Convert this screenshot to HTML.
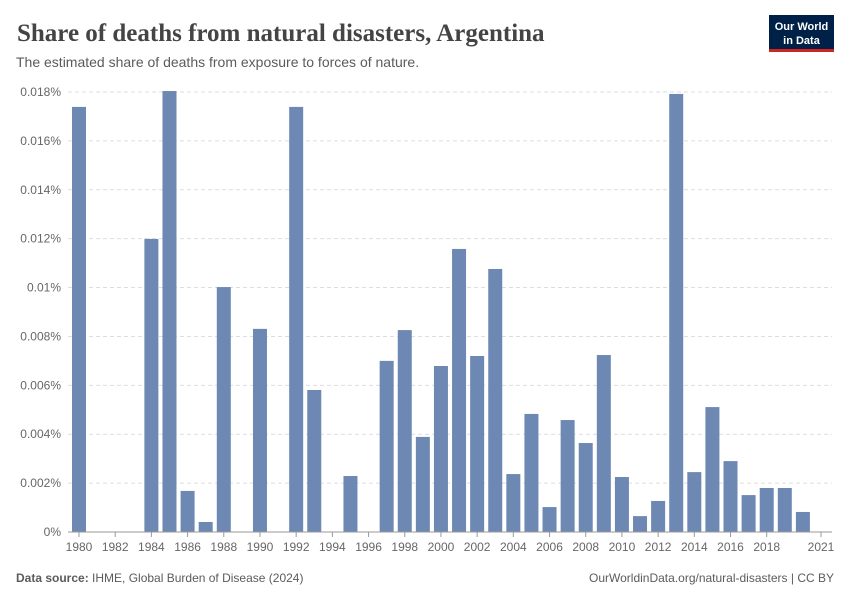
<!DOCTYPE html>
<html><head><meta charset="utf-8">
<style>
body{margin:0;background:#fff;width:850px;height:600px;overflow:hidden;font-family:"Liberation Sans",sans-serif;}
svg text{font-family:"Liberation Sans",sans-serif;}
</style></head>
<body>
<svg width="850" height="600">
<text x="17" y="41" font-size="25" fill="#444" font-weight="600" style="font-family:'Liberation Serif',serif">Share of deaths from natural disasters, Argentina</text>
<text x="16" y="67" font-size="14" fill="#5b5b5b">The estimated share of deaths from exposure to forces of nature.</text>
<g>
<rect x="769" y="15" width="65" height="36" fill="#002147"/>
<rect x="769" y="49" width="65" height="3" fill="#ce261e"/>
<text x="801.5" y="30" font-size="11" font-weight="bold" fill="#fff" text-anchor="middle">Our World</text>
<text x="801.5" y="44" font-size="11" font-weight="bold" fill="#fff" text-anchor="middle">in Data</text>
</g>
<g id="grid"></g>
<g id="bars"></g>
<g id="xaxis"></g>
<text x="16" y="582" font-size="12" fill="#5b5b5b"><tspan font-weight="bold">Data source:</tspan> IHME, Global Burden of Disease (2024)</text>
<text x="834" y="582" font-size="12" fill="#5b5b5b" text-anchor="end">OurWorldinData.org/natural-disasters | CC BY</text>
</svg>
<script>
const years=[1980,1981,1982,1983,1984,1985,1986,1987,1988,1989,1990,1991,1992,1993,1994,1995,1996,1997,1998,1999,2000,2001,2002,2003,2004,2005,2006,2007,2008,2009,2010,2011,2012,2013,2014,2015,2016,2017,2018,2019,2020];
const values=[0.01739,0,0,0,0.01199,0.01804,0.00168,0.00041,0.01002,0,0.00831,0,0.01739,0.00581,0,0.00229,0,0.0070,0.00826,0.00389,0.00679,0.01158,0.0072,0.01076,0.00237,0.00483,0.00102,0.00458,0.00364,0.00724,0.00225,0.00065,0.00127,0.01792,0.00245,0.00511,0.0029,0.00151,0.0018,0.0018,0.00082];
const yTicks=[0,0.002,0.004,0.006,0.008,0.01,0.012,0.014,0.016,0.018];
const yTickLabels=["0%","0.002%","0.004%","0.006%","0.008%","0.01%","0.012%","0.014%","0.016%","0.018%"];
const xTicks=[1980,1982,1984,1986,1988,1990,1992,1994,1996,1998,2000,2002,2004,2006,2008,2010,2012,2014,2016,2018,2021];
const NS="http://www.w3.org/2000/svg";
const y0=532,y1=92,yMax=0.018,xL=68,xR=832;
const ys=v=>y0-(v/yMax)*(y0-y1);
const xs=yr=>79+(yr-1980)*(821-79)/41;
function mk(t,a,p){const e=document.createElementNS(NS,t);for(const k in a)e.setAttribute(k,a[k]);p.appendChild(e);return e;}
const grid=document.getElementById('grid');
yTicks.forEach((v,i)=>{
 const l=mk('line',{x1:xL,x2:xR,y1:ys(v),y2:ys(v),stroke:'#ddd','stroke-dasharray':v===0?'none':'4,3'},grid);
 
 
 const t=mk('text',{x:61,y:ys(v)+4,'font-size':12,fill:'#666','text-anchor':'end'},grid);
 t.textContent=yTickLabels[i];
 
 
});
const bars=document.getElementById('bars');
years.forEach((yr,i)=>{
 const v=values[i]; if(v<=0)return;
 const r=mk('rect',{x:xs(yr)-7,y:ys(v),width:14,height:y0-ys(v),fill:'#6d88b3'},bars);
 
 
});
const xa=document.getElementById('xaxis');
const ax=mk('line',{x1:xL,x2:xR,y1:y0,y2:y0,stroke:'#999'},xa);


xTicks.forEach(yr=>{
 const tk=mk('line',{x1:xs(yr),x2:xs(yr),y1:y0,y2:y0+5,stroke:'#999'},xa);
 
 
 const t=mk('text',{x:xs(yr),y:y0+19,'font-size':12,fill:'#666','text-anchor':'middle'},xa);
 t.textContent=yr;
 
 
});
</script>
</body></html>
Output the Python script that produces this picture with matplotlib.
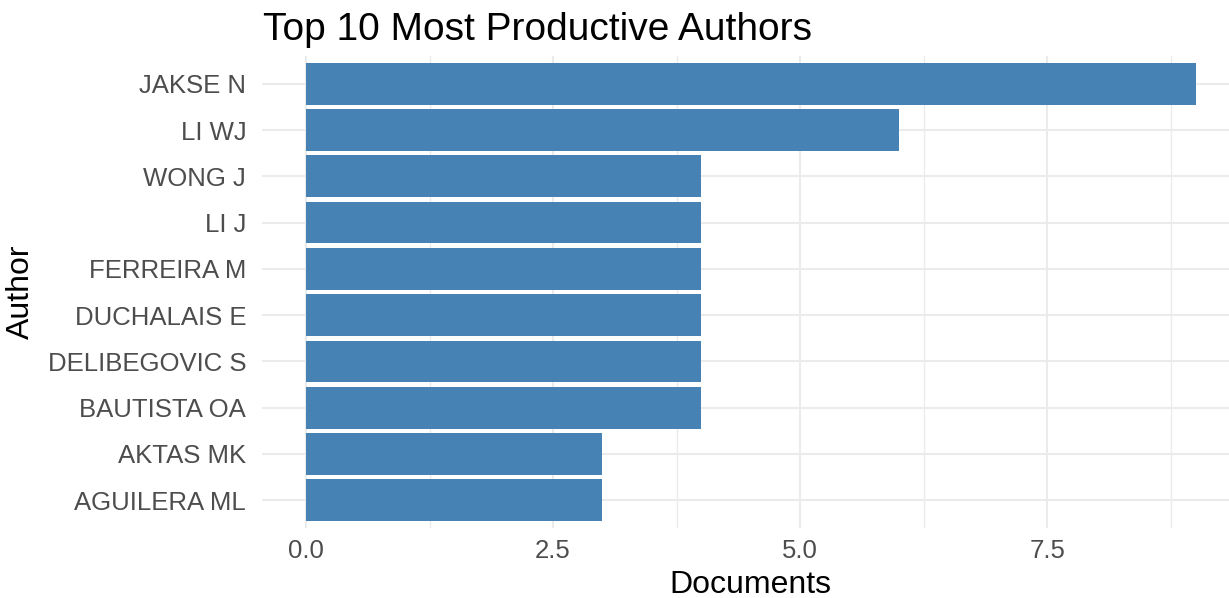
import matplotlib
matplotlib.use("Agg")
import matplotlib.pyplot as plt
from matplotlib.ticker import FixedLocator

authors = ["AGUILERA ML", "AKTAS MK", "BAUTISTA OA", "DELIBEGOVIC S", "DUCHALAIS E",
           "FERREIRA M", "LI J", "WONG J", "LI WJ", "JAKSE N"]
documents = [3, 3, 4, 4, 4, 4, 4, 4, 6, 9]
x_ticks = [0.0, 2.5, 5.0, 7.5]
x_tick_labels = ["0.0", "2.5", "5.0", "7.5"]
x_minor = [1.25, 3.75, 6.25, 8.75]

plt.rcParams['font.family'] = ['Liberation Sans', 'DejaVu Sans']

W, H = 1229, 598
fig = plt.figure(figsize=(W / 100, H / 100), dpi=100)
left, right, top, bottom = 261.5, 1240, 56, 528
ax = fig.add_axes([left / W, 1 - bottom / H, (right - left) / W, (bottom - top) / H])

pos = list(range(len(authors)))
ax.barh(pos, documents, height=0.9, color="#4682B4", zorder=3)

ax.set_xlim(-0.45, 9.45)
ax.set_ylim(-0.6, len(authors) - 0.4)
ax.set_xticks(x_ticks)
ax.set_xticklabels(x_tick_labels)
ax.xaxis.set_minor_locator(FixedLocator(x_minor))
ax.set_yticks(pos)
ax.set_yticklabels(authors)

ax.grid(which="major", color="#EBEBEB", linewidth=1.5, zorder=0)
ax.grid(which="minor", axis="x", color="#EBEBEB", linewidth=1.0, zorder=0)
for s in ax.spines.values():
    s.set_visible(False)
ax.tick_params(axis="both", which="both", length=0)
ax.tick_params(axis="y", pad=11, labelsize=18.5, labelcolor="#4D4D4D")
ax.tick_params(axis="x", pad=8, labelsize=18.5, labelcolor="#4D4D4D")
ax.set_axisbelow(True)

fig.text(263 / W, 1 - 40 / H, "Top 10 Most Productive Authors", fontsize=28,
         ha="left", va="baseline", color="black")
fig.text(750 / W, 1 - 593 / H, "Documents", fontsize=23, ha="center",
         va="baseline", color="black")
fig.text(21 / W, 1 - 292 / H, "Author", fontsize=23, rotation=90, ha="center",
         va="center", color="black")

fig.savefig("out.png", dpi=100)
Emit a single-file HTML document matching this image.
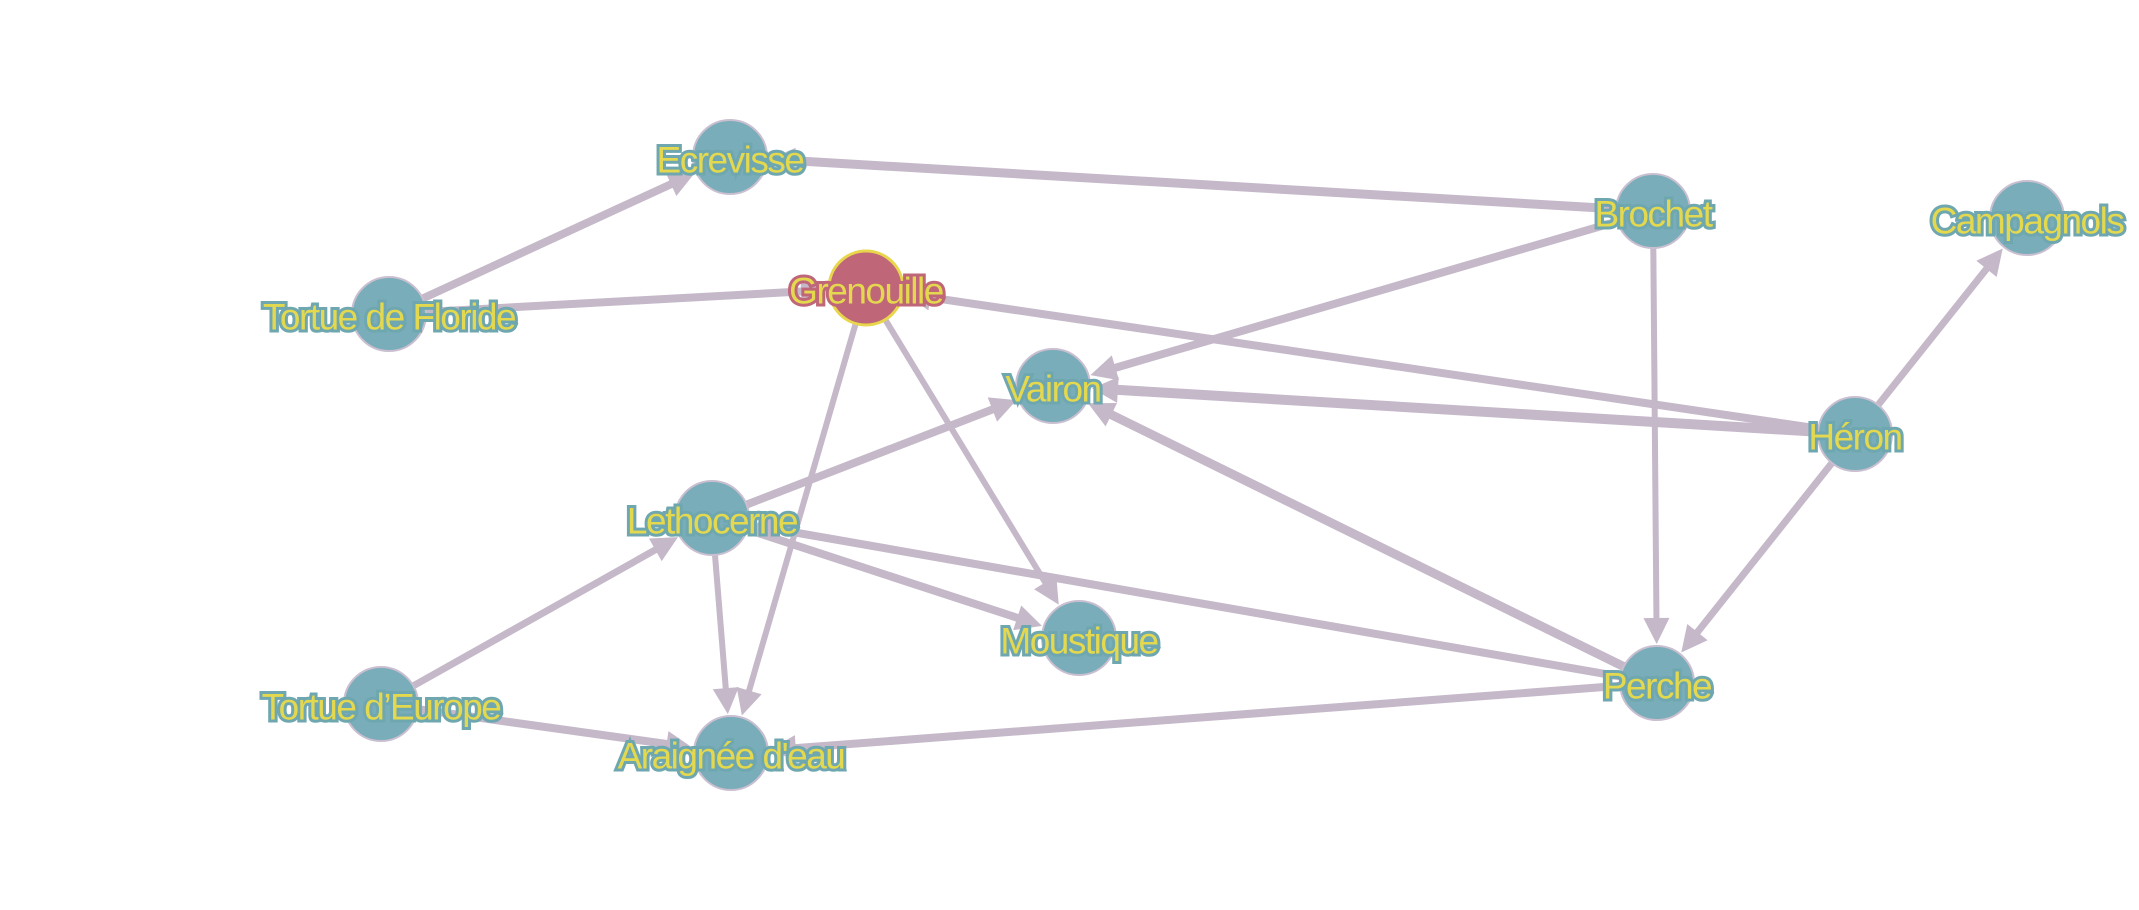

===============

*What the exercise asks*: Read the lines above. Gather those in which the string "script" is found.

*Complete answer*:
<script>
</script>
Output the Python script that produces this picture with matplotlib.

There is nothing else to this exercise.